The visitors, who are all members of the Likud party, also received that promise from Rita Sussmuth, chairwoman of the Bundestag, the German parliament, and Sabine Bergmann-Pohl, who was president of the East German parliament and is now a minister in Chancellor Helmut Kohl’s conservative government.

The two women were in Israel together in June. They met with President Chaim Herzog, visited the Yad Vashem Holocaust Museum and Memorial with him and Deputy Speaker of Knesset Shevah Weiss, and spoke before the Council on Foreign Relations.

Here, the Germans have sought reassurances of their own. They wanted to know if a remark last week by Knesset Speaker Dov Shilansky, also of Likud, reflects the views of many Israelis.
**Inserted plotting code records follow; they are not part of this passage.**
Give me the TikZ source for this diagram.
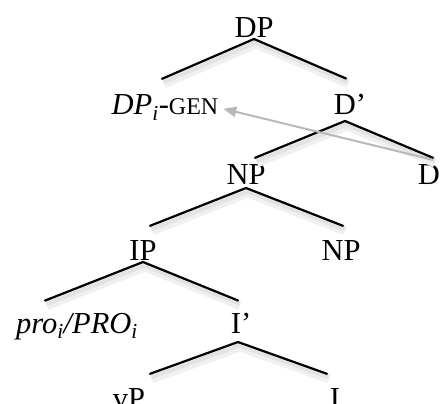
\documentclass[tikz,border=0pt]{standalone}
\usepackage{fontspec}
\setmainfont{Liberation Serif}
\usetikzlibrary{arrows}
\usetikzlibrary{positioning}

\tikzset{
  lbl/.style={inner sep=0pt, anchor=base, font=\fontsize{30.5}{36}\selectfont},
  branch/.style={line width=2.2pt, line cap=round,
    preaction={draw=black!6, line width=9pt, transform canvas={shift={(2pt,-5pt)}}},
    preaction={draw=black!11, line width=4pt, transform canvas={shift={(1.5pt,-3.5pt)}}}},
  move/.style={draw=black!28, line width=2pt, ->, >=triangle 45}
}
\newcommand{\gen}{{\fontsize{24}{28}\selectfont GEN}}

\begin{document}
\begin{tikzpicture}[line join=round,x=1pt,y=-1pt]
\clip(0,0) rectangle (440,404);
% labels
\node[lbl] (dp) at (254,38) {DP};
\node[lbl] (dpgen) at (165,115) {\textit{DP}\textsubscript{\textit{i}}-\gen};
\node[lbl] (dbar) at (350,115) {D’};
\node[lbl] (np) at (246,185) {NP};
\node[lbl] (d) at (429,185) {D};
\node[lbl] (ip) at (143,260) {IP};
\node[lbl] (npr) at (341,260) {NP};
\node[lbl] (pro) at (77,333) {\textit{pro\textsubscript{i}/PRO\textsubscript{i}}};
\node[lbl] (ibar) at (241,333) {I’};
\node[lbl] (vp) at (129,408) {vP};
\node[lbl] (i) at (335,408) {I};
% branches
\draw[branch] ([shift={(-3pt,16pt)}]dpgen.north) -- ([yshift=-1pt]dp.base) -- ([shift={(-4pt,16pt)}]dbar.north);
\draw[branch] ([shift={(9pt,7pt)}]np.north) -- ([shift={(-5pt,-6pt)}]dbar.base) -- ([shift={(4pt,7pt)}]d.north);
\draw[branch] ([shift={(7pt,14pt)}]ip.north) -- ([yshift=-3pt]np.base) -- ([shift={(2pt,14pt)}]npr.north);
\draw[branch] ([shift={(-32pt,12pt)}]pro.north) -- ([yshift=-2pt]ip.base) -- ([shift={(-3pt,12pt)}]ibar.north);
\draw[branch] ([shift={(21pt,14pt)}]vp.north) -- ([shift={(-3pt,-9pt)}]ibar.base) -- ([shift={(-8pt,14pt)}]i.north);
% movement
\draw[move] ([shift={(4pt,5pt)}]d.north) -- ([shift={(5pt,-1pt)}]dpgen.east);
\end{tikzpicture}
\end{document}
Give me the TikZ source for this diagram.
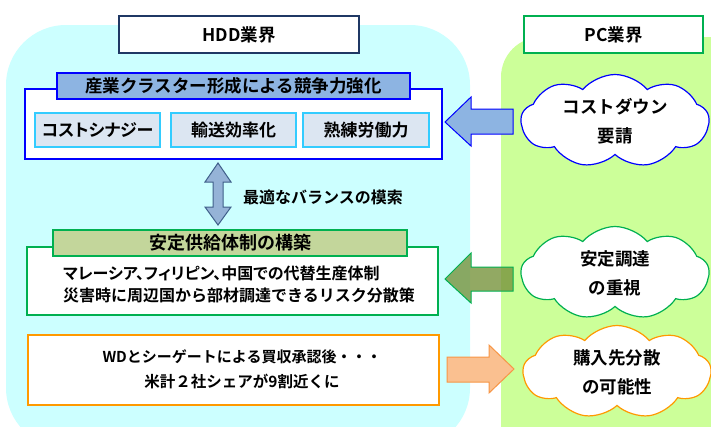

Shilansky, a Holocaust survivor, called the unification of the two Germanys a “day of sorrow and mourning.”

After Bergmann-Pohl and Sussmuth visited Yad Vashem, Weiss said he knew that the course of history could not be changed, but that Israelis had the right and perhaps even the duty to be concerned, in view of the enormous power of a unified Germany. At that time, Bergmann-Pohl said the East Germans accepted their share of the responsibility for the past, which the Communists had not been willing to do. She had said the free and democratic government of a united Germany would guarantee that the darkest chapter in German history would not repeat itself.

In counterpoint, the visiting Israelis have been deluged with questions about how their country intends to cope with and continue to control a large, hostile Arab population.

Tuesday’s questions pertained specifically to the violence that took place Monday on the Temple Mount in Jerusalem.

While statements by Kohl’s ruling Christian Democratic Party reflect acceptance of the official Israeli version that the violence was deliberately provoked by Arabs, the opposition Social Democrats have blamed Israel’s “iron fist” policy in the administered territories.

The situation in the Persian Gulf was another major subject of conversation between the Knesset members and their hosts. The Germans expressed respect for Israel’s display of restraint in the crisis.